SoSe 13: S-Culture-Gender-Media II: Gender and the City in Late-Victorian England
Sabine Schülting/Judit Minczinger
The late Victorian city was the setting of considerable social and cultural upheavals concerning work, consumption, the family, private and public life, all of which had a substantial impact on the ... read more
The late Victorian city was the setting of considerable social and cultural upheavals concerning work, consumption, the family, private and public life, all of which had a substantial impact on the relationships between the sexes, on constructions of masculinity and femininity, as well as on discourses about sexuality. These changes were addressed with both anxiety and fascination, in late-Victorian literature, journalism and urban studies alike. In the seminar we will analyse a wide variety of both fictional and non-fictional texts as well as visual material, exploring topics such as "the new woman", masculinity and illicit desires, sexual violence, female performers and professionals, and consumer culture. Texts will include, among others: R. L. Stevenson's Dr Jekyll and Mr Hyde (1886), George du Maurier's Trilby (1894), Amy Levy's The Romance of a Shop (1888), and newspaper articles on the Jack the Ripper murders.
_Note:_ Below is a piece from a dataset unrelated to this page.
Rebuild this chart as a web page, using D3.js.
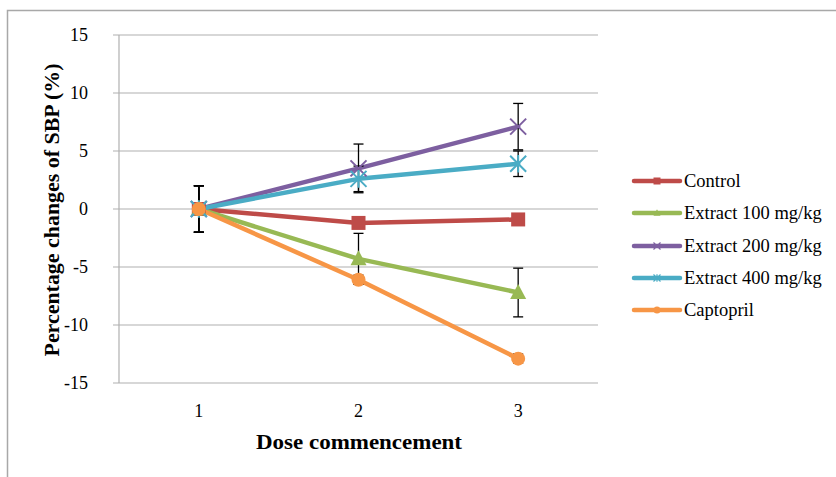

Language: The course will be taught in English (level C1).
Texts: Students should purchase copies of the following texts (preferably in the following paperback editions): Robert Louis Stevenson, The Strange Case of Dr Jekyll and Mr Hyde, and Other Tales (Oxford World's Classics; c. EUR 7,20) - George Du Maurier, Trilby (Penguin Classics; c. 13 EUR) - Amy Levy, The Romance of a Shop (any edition). Shorter texts will be made available on Blackboard.
Students are expected to read Amy Levy's novel during the term break.
Assessment will be on the basis of active participation in classroom activities and the submission of an essay (4,000 words).